AFGANISTAN - In 1996 when the Taliban took over in Afghanistan, we waited for the international community to rescue us. Surely they would not let this tyranny stand. I waited, but soon I decided that no help was coming. Believing that half the population could not be ignored, I set to work and founded my organization, the Voice of Women.
 |
|
Suraya Pakzad |
We started by educating girls. Soon I realized that the mothers needed help too. Today we have a wide range of programs. Our work with women in jail and children in conflict with the law aims to establish the rights of the abused. If we do not educate women today, and work to advance their rights, we cannot expect a peaceful future.
In addition to our other programs, Voice of Women runs a shelter for girls and women who have no place to go: girls who have run away from forced marriages, women who have been trafficked or escaped from traffickers, widows, wives who have been abused.
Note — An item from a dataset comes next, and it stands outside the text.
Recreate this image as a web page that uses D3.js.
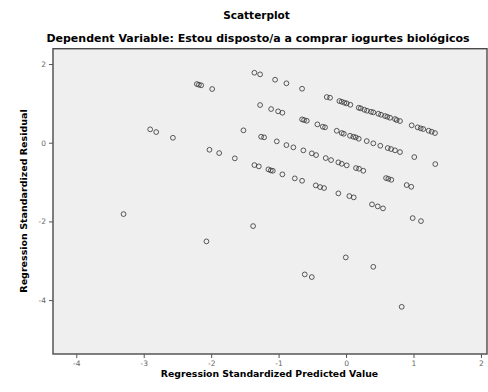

We provide them with literacy and income-generating activities. We also have a shelter for addicted women and their children. Across Afghanistan, 100,000 women are addicted to opium or other drugs. My hope is to have one women’s shelter and one addiction clinic in each of our 34 provinces.
When I was in Washington, DC with Peace X Peace in 2006, I visited some Congressional offices. When the Members of Congress asked me about the drug problem I told them they could do several things to give farmers alternatives to growing poppies. We have abundant crops of apples and grapes and other fruits in some regions of Afghanistan, but the US government was importing fruit from Chile and New Zealand for its personnel instead of buying them from Afghan farmers, because they did not trust the farmers. I told them they had to start trusting us.
The international community was also giving out wheat for free and putting the local wheat growers out of business. When small farmers have no alternative, they rent their land to bigger landholders who grow opium poppies.
Fortunately, poppy production was down last year. The international community is listening to us, and in some places, alternatives are taking hold. Saffron is one excellent example. It grows in poor soil, just as the poppies do. In five years, I hope to see zero poppy cultivation – maybe just a small amount for medicine. I hope to see Afghanistan become a helping hand in the world community, not just a receiving hand.
Suraya comments on the recent Presidential decision to increase US military presence in Afghanistan: "Increasing troops and military is not the solution. But we can’t leave Afghanistan in this condition. Because of the strategy we had implemented, now Taliban became bigger. I like the idea of a dialogue, talking with the people who are fighting. Talk with them - we don’t have [as] much strong Taliban in Afghanistan as we have anti-government elements. If we could provide some kind of program to have a kind of forgiveness process that brings them and the government position, but not the same peace negotiation, which is going on today behind the curtains".